Security Council Iran Politics and the New World Order After 9/11

UPDATED BELOW @ 5:35 PM.
The online edition of the Washington Post is running an Associated Press report by Anne Gearan with the headline "Rice Confident of U.N. Action on Iran". Gearan writes:
The swift decision to impose international sanctions on North Korea for its rogue nuclear test could grease the skids for sanctions on Iran over its disputed nuclear program, Secretary of State Condoleezza Rice said Saturday.

"It really does help to create a momentum," Rice said after leaving four days of crisis talks in Asia in response to the North's test.
Contrast that with another Associated Press report, this one by AP writer Vladimir Isachenkov, running on the Yahoo! News site under the headline "Russia minister: No punishment for Iran". Isachenkov writes:
Russia will not allow the U.N. Security Council to be used to punish Iran over its nuclear program, the foreign minister said. Foreign Minister Sergey Lavrov said that Russia was ready to discuss ways to pressure Iran into accepting a broader international oversight of its nuclear program, but added that "any measures of influence should encourage creating conditions for talks."

"We won't be able to support and will oppose any attempts to use the Security Council to punish Iran or use Iran's program in order to promote the ideas of regime change there," Lavrov said Friday in an interview with the Kuwaiti News Agency KUNA which was posted on the Russian Foreign Ministry Web site Saturday.
Juxtaposing these quotations throws into relief an interesting point about the politics of Iran's nuclear program at the Security Council.

Rice and Lavrov -- and their respective governments -- do not define the problem facing the Security Council in the same way. For Rice and the United States, the objective is to restrict Iran's nuclear program and prevent it from developing nuclear weapons.
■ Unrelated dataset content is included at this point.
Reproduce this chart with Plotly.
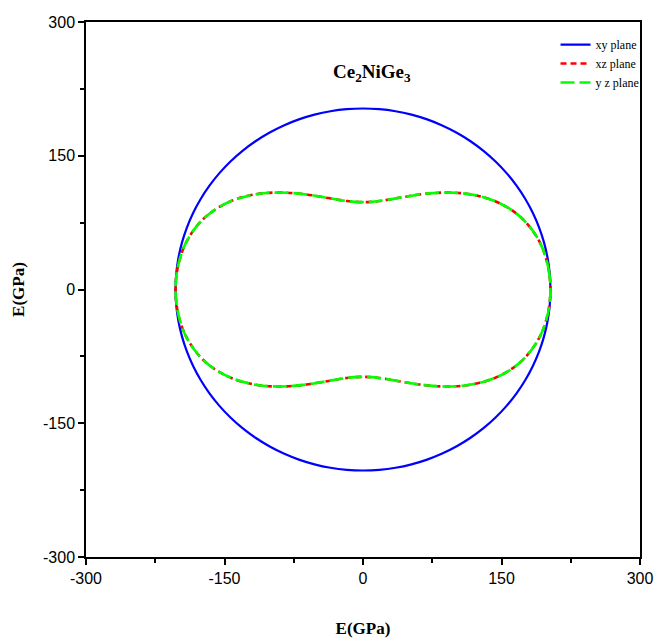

For Lavrov and Russia, restricting Iran's nuclear program may be an objective, but so is constraining U.S. power and restricting its ability to confront Iran militarily.

U.S. media sources generally report on the politics of Iran's nuclear program at the Security Council as if the definition of the problem were uncontroversial -- U.S. press accounts generally assume that the issue before the Security Council is how the world ought to respond to the prospect of nukes in the hands of a menacing Iranian regime.

In reality, China, Russia and France (i.e. the permanent members of the Security Council other than the U.S. and the U.K.) may well perceive the central problem facing the Security Council in the following way: How to keep the United States engaged in the Security Council process and prevent it from operating as a rogue superpower outside of the institutional framework of the United Nations, while at the same time being careful to avoid any Security Council action that could be used by the United States as a justification or pretext for executing its fundamentally unilateral plans (especially military plans).

This may well be the true achievement of the Bush Administration: bringing about a New World Order in which the central organizing principle in international relations is constraining U.S. power.

UPDATE, 5:35 PM: The WaPo link now takes you to a different story by Anne Gearan, filed later in the day. As of 5:35 PM, versions of the original story can be found on the websites of ABC News, Forbes, CBS News and others (except that "grease the skids" has been changed to "clear the way").